This paper examines co-movements and interrelationships among 6 emerging and 5 developed stock market returns between period 2001- 2017 with monthly data. First, PCA is conducted and components are extracted from returns. According to PELT analysis on PCA scores, patterns of correlations of returns are found constant except short-term disturbances during global financial crisis time. While many studies show increase of integration among stock markets in last two decades of 20th century, this study finds that in
2001- 2017 period, there hasn't been a significant change in the integration level of global stock markets. This finding is in line with Bekaert, Hodrick and Zhang (2009), Akbari, Ng and Solnik (2019) and Bekaert and Mehl (2019).

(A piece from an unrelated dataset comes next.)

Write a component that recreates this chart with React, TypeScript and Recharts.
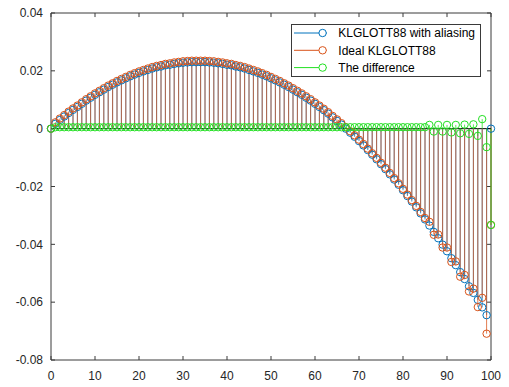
import React from 'react';
import { ComposedChart, Scatter, XAxis, YAxis, ErrorBar, Legend } from 'recharts';

// Samples n = 0..100 (array index is the sample number)
const aliased = [
  0, 0.0017, 0.0030, 0.0042, 0.0054, 0.0065, 0.0075, 0.0086, 0.0097, 0.0107,
  0.0117, 0.0126, 0.0135, 0.0144, 0.0152, 0.0160, 0.0167, 0.0174, 0.0181, 0.0187,
  0.0193, 0.0198, 0.0203, 0.0208, 0.0212, 0.0215, 0.0219, 0.0221, 0.0224, 0.0226,
  0.0228, 0.0229, 0.0230, 0.0230, 0.0230, 0.0230, 0.0229, 0.0228, 0.0226, 0.0224,
  0.0221, 0.0219, 0.0215, 0.0212, 0.0208, 0.0203, 0.0198, 0.0193, 0.0187, 0.0181,
  0.0174, 0.0167, 0.0160, 0.0152, 0.0144, 0.0135, 0.0126, 0.0117, 0.0107, 0.0097,
  0.0086, 0.0075, 0.0064, 0.0052, 0.0039, 0.0027, 0.0014, 0, -0.0014, -0.0028,
  -0.0043, -0.0058, -0.0074, -0.0090, -0.0106, -0.0123, -0.0140, -0.0158, -0.0176, -0.0194,
  -0.0213, -0.0233, -0.0252, -0.0272, -0.0293, -0.0314, -0.0335, -0.0357, -0.0379, -0.0401,
  -0.0424, -0.0448, -0.0472, -0.0496, -0.0520, -0.0545, -0.0568, -0.0592, -0.0618, -0.0645,
  0,
];

const ideal = [
  0, 0.0022, 0.0035, 0.0047, 0.0059, 0.0070, 0.0080, 0.0091, 0.0102, 0.0112,
  0.0122, 0.0131, 0.0140, 0.0149, 0.0157, 0.0165, 0.0172, 0.0179, 0.0186, 0.0192,
  0.0198, 0.0203, 0.0208, 0.0213, 0.0217, 0.0220, 0.0224, 0.0226, 0.0229, 0.0231,
  0.0233, 0.0234, 0.0235, 0.0235, 0.0235, 0.0235, 0.0234, 0.0233, 0.0231, 0.0229,
  0.0226, 0.0224, 0.0220, 0.0217, 0.0213, 0.0208, 0.0203, 0.0198, 0.0192, 0.0186,
  0.0179, 0.0172, 0.0165, 0.0157, 0.0149, 0.0140, 0.0131, 0.0122, 0.0112, 0.0102,
  0.0091, 0.0080, 0.0069, 0.0057, 0.0044, 0.0032, 0.0019, 0.0005, -0.0009, -0.0023,
  -0.0038, -0.0053, -0.0069, -0.0085, -0.0101, -0.0118, -0.0135, -0.0153, -0.0171, -0.0189,
  -0.0208, -0.0228, -0.0247, -0.0267, -0.0288, -0.0309, -0.0322, -0.0367, -0.0366, -0.0411,
  -0.0411, -0.0461, -0.0459, -0.0512, -0.0506, -0.0563, -0.0553, -0.0617, -0.0585, -0.0709,
  -0.0333,
];

const difference = [
  0, 0.0005, 0.0005, 0.0005, 0.0005, 0.0005, 0.0005, 0.0005, 0.0005, 0.0005,
  0.0005, 0.0005, 0.0005, 0.0005, 0.0005, 0.0005, 0.0005, 0.0005, 0.0005, 0.0005,
  0.0005, 0.0005, 0.0005, 0.0005, 0.0005, 0.0005, 0.0005, 0.0005, 0.0005, 0.0005,
  0.0005, 0.0005, 0.0005, 0.0005, 0.0005, 0.0005, 0.0005, 0.0005, 0.0005, 0.0005,
  0.0005, 0.0005, 0.0005, 0.0005, 0.0005, 0.0005, 0.0005, 0.0005, 0.0005, 0.0005,
  0.0005, 0.0005, 0.0005, 0.0005, 0.0005, 0.0005, 0.0005, 0.0005, 0.0005, 0.0005,
  0.0005, 0.0005, 0.0005, 0.0005, 0.0005, 0.0005, 0.0005, 0.0005, 0.0005, 0.0005,
  0.0005, 0.0005, 0.0005, 0.0005, 0.0005, 0.0005, 0.0005, 0.0005, 0.0005, 0.0005,
  0.0005, 0.0005, 0.0005, 0.0005, 0.0005, 0.0005, 0.0013, -0.0010, 0.0013, -0.0010,
  0.0013, -0.0013, 0.0013, -0.0016, 0.0014, -0.0018, 0.0015, -0.0025, 0.0033, -0.0064,
  -0.0333,
];

const xTicks = [0, 10, 20, 30, 40, 50, 60, 70, 80, 90, 100];
const yTicks = [-0.08, -0.06, -0.04, -0.02, 0, 0.02, 0.04];
const yTickLabels = ['-0.08', '-0.06', '-0.04', '-0.02', '0', '0.02', '0.04'];
const X_MIN = 0;
const X_MAX = 100;
const Y_MIN = -0.08;
const Y_MAX = 0.04;
// inward tick lengths of the top/right frame, in data units
const X_TICK_LEN = 0.9;
const Y_TICK_LEN = 0.0014;

const seriesNames = ['KLGLOTT88 with aliasing', 'Ideal KLGLOTT88', 'The difference'];
const seriesColors = ['#0072BD', '#D95319', '#22E022'];
const seriesValues = [aliased, ideal, difference];

const AXIS_COLOR = '#3a3a3a';
const FONT = '"Liberation Sans", Arial, sans-serif';

const toPoints = (vals: number[]) => vals.map((v, i) => ({ n: i, v }));
// stem from the zero baseline to the sample value
const stemSpan = (d: { v: number }) => (d.v >= 0 ? [d.v, 0] : [0, -d.v]);

// frame pieces, each a point with a one-sided error span
const topEdge = [{ n: X_MIN, v: Y_MAX, ex: [0, X_MAX - X_MIN] }];
const rightEdge = [{ n: X_MAX, v: Y_MIN, ey: [0, Y_MAX - Y_MIN] }];
const baseline = [{ n: X_MIN, v: 0, ex: [0, X_MAX - X_MIN] }];
const topTicks = xTicks.map((t) => ({ n: t, v: Y_MAX, ey: [Y_TICK_LEN, 0] }));
const rightTicks = yTicks.map((t) => ({ n: X_MAX, v: t, ex: [X_TICK_LEN, 0] }));

const ring = (color: string) => (props: any) => {
  if (props.cx == null || props.cy == null) return <g />;
  return <circle cx={props.cx} cy={props.cy} r={3.7} fill="none" stroke={color} strokeWidth={1} />;
};
const noMark = () => <g />;

const LegendBox = () => (
  <svg width={191} height={54} style={{ display: 'block' }}>
    <rect x={0.5} y={0.5} width={189} height={52} fill="#fff" stroke={AXIS_COLOR} strokeWidth={1} />
    {seriesNames.map((name, i) => {
      const y = 9 + i * 17.3;
      return (
        <g key={name}>
          <line x1={3} y1={y} x2={36} y2={y} stroke={seriesColors[i]} strokeWidth={1} />
          <circle cx={31.6} cy={y} r={3.7} fill="#fff" stroke={seriesColors[i]} strokeWidth={1} />
          <text x={47.3} y={y} dy="0.35em" fontSize={12} fontFamily={FONT} fill="#000">
            {name}
          </text>
        </g>
      );
    })}
  </svg>
);

export default function App() {
  const tickStyle = { fontSize: 12, fontFamily: FONT, fill: '#262626' };
  const frame = [
    { data: topEdge, dir: 'x', keyName: 'ex', color: AXIS_COLOR },
    { data: rightEdge, dir: 'y', keyName: 'ey', color: AXIS_COLOR },
    { data: topTicks, dir: 'y', keyName: 'ey', color: AXIS_COLOR },
    { data: rightTicks, dir: 'x', keyName: 'ex', color: AXIS_COLOR },
    { data: baseline, dir: 'x', keyName: 'ex', color: '#000' },
  ];
  return (
    <div style={{ position: 'absolute', left: 0, top: 0, background: '#fff' }}>
      <ComposedChart width={509} height={387} margin={{ top: 13, right: 18, bottom: 0, left: 0 }}>
        <XAxis
          xAxisId="x"
          dataKey="n"
          type="number"
          domain={[X_MIN, X_MAX]}
          ticks={xTicks}
          height={27}
          tickSize={-4}
          tickMargin={15}
          stroke={AXIS_COLOR}
          tick={tickStyle}
          interval={0}
        />
        <YAxis
          yAxisId="y"
          type="number"
          domain={[Y_MIN, Y_MAX]}
          ticks={yTicks}
          width={51}
          tickSize={-4}
          tickMargin={12}
          stroke={AXIS_COLOR}
          tick={tickStyle}
          interval={0}
          tickFormatter={(v: number) => yTickLabels[yTicks.indexOf(v)] ?? String(v)}
        />
        {frame.map((f, i) => (
          <Scatter
            key={`frame${i}`}
            xAxisId="x"
            yAxisId="y"
            data={f.data}
            dataKey="v"
            isAnimationActive={false}
            shape={noMark}
            legendType="none"
          >
            <ErrorBar
              dataKey={f.keyName}
              direction={f.dir as 'x' | 'y'}
              width={0}
              stroke={f.color}
              strokeWidth={1}
              isAnimationActive={false}
            />
          </Scatter>
        ))}
        {seriesValues.map((vals, i) => (
          <Scatter
            key={seriesNames[i]}
            name={seriesNames[i]}
            xAxisId="x"
            yAxisId="y"
            data={toPoints(vals)}
            dataKey="v"
            isAnimationActive={false}
            shape={ring(seriesColors[i])}
          >
            <ErrorBar
              dataKey={stemSpan as any}
              direction="y"
              width={0}
              stroke={seriesColors[i]}
              strokeWidth={1}
              strokeOpacity={0.75}
              isAnimationActive={false}
            />
          </Scatter>
        ))}
        <Legend
          layout="vertical"
          align="center"
          verticalAlign="middle"
          wrapperStyle={{ position: 'absolute', left: 291, top: 24, width: 191, height: 54 }}
          content={() => <LegendBox />}
        />
      </ComposedChart>
    </div>
  );
}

Second, PLSR models are used for predicting each stock market returns with other stock markets' current and all markets' up to three month lagged returns. Results identify divergence between developed and emerging markets: Developed stock market returns are explained successfully and better than emerging stock market returns. Japan market is distinguished from other developed markets. Its predictability success is close to emerging markets' rates. Another important finding is that lowest RMSEPs are achieved for developed stock market returns with much more components than emerging ones but again, except for Japan stock market returns, which is predicted with fewer number of components compared to developed ones. It is conceivable that each component can be treated as a latent variable, or transmission channel.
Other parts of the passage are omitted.